About political uncertainty in Spain:
BBVA, for example, calculates that, six months this uncertainty continues, the rate of growth of GDP in 2016 will be reduced by 0.5 percentage points, from 2.7% to 2.2%, and 1.3 percentage points in 2017, from 2.7% to 1.4%. A prolonged uncertainty scenario would cut by half the rate of growth of the economy in 2017. The Bill for such uncertainty would be already, in these three months, around 5,000 million euros.
-ICC – Spanish consumer confidence dropped 12 points so far from 2016. The ICC has declined to 95.2 points, a level not reached since December 2014.
Direct financial investment and gross capital formation is also slower. In 2015 it increased 6.4%, according to data from the OECD. It was expected that Spain would be the seventh country in the OECD in investment growth in 2016, with a 5.1% increase of the gross fixed capital formation. However, current estimates already subtracted almost 20% to this growth. Investment projects exceeding 6,000 million euros that would create up to 167,000 jobs direct and indirect have stalled.
Spain appears to have fallen into the trap of 2009. Thinking that everything is solved because the central bank supports and keeps fiscal expansion alive. Some call for more deficit – more debt – and the rating agencies warn of the government stopping or reversing essential structural reforms.
Missing deficit target was a warning sign. The breach comes basically from uncontrolled spending of the autonomous communities and Social Security. Canary Islands, Galicia and Basque country were the only communities that have met the target, with most raising their expenses by c8%. All this shows that it is always a problem of expenditure. Revenues rise nearly 4 percent and spending shoots twice.
On IMF and slowdown:
The International Monetary Fund revised again – fourth time in 15 months – growth expectations. A reduction in the pace of development of 18 of the most important economies for 2016 and 2017. At a global level, a drop of nearly 6% less than the estimate in January.
From this analysis we can draw several conclusions. The eurozone (- 0.2%) and Japan, embarked on enormous monetary stimulus programs, surprise on the downside, especially Japan (2016 – 0.5% and – 0.4% in 2017). The oil countries, especially Russia (- 0.8%) and Nigeria (- 1.8%), return to see their estimates reduced despite devaluations and stabilization of commodities. Brazil not only deepens its recession estimated at – 3.8% but the IMF expects zero growth in 2017.

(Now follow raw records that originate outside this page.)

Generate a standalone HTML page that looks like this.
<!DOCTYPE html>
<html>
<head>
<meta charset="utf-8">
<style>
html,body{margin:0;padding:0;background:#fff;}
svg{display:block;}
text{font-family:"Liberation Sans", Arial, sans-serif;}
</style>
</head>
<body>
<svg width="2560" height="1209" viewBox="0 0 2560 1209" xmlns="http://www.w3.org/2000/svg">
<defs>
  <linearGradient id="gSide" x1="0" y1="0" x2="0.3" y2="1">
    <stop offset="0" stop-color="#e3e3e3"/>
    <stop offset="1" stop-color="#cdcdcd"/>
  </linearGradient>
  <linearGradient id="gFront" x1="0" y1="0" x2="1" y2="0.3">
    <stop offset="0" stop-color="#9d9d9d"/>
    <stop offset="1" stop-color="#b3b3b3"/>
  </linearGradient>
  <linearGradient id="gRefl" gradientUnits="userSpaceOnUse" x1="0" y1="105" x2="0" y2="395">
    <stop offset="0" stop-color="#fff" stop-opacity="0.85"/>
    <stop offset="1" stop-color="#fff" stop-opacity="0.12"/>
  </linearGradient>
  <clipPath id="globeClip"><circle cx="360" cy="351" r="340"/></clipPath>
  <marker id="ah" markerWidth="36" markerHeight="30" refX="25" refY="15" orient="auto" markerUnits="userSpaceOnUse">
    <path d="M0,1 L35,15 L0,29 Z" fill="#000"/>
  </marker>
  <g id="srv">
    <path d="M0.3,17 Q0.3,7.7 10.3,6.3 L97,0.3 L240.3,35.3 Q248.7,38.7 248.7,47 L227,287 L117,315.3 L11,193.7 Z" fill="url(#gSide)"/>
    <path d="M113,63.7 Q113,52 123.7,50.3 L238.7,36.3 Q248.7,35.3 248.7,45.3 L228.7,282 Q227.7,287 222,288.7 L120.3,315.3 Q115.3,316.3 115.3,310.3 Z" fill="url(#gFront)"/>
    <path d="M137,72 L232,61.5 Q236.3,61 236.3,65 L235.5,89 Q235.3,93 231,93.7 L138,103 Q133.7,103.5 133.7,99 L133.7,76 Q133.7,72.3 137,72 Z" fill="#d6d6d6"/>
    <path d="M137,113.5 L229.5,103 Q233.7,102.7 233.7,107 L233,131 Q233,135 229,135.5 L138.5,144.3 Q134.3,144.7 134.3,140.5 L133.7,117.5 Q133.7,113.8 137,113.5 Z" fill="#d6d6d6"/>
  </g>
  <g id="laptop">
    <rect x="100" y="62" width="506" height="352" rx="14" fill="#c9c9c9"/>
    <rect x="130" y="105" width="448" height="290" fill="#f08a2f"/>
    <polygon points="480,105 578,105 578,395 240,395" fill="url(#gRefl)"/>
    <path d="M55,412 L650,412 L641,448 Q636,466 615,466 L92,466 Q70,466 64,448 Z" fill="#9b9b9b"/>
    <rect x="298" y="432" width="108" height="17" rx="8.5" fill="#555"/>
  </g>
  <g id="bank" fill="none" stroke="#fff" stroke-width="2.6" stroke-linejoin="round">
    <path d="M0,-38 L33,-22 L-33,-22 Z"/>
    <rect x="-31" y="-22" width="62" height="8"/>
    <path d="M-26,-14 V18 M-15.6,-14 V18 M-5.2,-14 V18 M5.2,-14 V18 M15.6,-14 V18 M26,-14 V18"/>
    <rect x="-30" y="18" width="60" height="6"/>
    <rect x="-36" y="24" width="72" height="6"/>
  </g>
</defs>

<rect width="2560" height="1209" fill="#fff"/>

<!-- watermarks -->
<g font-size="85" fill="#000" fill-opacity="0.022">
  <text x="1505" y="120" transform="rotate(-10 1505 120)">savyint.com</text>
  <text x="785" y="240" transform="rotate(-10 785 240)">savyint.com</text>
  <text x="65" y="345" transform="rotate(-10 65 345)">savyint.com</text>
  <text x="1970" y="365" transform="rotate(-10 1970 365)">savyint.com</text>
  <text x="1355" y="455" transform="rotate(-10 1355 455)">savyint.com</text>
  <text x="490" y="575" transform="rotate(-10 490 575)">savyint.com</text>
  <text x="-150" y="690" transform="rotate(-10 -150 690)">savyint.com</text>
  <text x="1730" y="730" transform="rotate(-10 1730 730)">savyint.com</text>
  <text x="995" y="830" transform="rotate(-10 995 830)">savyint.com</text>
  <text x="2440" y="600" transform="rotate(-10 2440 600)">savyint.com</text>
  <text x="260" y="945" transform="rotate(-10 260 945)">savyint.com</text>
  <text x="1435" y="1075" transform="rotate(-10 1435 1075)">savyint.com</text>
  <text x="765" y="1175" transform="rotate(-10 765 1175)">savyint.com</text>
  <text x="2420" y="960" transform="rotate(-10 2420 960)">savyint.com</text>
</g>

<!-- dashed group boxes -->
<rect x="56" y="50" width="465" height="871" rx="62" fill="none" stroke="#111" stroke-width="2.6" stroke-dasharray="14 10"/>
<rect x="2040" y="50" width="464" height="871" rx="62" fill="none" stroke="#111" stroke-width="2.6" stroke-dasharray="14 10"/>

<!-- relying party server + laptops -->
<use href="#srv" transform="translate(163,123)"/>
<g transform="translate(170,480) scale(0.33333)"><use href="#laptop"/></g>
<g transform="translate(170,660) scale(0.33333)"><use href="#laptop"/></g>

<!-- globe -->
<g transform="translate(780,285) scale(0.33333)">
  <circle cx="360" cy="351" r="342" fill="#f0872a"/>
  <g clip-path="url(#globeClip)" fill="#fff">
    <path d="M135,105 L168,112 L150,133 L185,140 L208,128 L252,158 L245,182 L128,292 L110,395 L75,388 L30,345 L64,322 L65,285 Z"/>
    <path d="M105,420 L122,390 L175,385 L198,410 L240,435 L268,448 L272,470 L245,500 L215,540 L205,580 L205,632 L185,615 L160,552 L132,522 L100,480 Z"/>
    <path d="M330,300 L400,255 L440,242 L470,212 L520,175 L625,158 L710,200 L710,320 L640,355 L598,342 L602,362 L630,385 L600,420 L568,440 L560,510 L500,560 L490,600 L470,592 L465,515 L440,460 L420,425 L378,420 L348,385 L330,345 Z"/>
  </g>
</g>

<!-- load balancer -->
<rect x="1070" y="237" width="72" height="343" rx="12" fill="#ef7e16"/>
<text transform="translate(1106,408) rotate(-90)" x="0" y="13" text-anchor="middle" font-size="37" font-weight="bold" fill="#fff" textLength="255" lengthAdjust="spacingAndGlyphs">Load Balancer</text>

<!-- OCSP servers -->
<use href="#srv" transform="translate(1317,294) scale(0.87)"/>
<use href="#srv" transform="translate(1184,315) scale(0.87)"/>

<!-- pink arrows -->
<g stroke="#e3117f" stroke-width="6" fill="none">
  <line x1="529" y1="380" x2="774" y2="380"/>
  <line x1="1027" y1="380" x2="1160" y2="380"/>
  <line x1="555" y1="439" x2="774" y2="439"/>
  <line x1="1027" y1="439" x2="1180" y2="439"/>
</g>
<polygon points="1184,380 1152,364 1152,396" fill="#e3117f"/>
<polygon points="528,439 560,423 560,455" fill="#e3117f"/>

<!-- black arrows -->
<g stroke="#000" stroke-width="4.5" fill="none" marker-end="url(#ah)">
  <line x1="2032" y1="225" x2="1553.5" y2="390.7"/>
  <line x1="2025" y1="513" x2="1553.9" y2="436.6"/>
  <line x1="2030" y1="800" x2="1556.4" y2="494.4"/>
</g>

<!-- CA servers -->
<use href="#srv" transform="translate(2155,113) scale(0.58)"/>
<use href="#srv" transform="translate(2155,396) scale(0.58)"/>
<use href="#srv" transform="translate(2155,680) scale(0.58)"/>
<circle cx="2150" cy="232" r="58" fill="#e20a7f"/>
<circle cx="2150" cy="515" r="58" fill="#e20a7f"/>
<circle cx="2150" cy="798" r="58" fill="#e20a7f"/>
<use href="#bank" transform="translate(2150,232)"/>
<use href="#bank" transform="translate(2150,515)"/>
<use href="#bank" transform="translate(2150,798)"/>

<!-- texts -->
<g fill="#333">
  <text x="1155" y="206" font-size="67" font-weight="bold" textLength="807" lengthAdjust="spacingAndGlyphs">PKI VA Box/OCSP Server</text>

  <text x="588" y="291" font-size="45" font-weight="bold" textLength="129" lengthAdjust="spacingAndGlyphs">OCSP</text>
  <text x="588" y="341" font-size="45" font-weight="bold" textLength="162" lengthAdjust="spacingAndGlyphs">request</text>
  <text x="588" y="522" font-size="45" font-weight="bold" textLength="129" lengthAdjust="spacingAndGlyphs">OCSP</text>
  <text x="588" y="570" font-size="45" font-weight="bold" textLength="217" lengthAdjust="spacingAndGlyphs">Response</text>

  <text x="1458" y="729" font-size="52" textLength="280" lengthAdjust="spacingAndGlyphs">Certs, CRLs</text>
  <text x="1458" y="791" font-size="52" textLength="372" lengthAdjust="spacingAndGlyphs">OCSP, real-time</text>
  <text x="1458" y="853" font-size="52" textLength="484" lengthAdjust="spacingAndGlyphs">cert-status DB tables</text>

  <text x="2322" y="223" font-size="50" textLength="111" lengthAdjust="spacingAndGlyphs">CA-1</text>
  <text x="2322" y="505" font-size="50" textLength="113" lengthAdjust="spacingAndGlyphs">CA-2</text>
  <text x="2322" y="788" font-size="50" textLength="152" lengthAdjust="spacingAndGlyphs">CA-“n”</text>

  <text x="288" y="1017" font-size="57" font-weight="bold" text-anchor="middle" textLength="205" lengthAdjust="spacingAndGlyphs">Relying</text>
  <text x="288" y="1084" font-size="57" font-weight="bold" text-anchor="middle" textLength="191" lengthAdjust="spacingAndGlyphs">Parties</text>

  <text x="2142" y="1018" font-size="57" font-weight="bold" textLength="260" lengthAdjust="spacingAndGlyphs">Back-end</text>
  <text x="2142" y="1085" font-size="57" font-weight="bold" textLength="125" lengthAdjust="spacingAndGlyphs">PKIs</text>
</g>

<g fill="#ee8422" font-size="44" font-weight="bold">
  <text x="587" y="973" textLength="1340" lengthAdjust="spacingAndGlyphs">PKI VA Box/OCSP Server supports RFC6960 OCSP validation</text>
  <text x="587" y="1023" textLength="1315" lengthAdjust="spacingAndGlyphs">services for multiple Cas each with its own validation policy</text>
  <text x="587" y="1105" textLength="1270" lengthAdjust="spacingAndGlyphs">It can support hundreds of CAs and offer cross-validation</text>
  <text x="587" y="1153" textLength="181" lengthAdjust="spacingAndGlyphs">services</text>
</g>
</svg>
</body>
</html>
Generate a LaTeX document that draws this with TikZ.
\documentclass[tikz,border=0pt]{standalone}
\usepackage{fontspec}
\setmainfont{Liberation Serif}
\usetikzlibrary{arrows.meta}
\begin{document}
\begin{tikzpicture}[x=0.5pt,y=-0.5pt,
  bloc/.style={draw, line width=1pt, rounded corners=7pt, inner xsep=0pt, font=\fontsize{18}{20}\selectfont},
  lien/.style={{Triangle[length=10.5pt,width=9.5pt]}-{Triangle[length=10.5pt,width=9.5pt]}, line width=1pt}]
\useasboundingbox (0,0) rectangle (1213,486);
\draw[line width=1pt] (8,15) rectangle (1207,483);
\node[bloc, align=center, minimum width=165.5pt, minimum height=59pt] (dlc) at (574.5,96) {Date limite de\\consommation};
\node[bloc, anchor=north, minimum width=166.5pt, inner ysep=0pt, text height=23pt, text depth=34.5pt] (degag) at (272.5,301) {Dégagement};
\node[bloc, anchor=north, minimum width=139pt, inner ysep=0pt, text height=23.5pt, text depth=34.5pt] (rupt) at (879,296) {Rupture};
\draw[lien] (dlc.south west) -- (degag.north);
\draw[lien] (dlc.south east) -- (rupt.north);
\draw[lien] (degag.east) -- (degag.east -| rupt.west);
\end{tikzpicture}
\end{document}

But if something is surprising is that the IMF increased growth expectations in China by 0.2bps, something that contrasts with the leading indicators for the Asian giant. The IMF has cut its forecast of China’s growth by half since 2010 (“Cooling Dragon” WSJ). It gives me the impression that they are trying to conform to government guidelines that ignore the imbalances in terms of its currency – and the more than likely devaluation – and its high indebtedness – which has nearly doubled since 2006 and already exceeding 230% – and that is never good.
What is a recession of profits? The constant fall in expectations of earnings despite what one would consider a “benign environment” – low rates, high liquidity-. In Europe, estimates of earnings per share of large companies for the first quarter of 2016 have fallen 12% since the end of January.
It is important to understand a profits recession because it is more serious than a balance-sheet recession, that is solved divesting and reducing unnecessary spending. When we expect unicorns, two of them, increases in tax revenues and the growth of real wages, depend on earnings improving. Additionally, Standard & Poor´s estimated that overall investment will drop by 10% in 2015-2016. The combination suggests downward revisions have only started.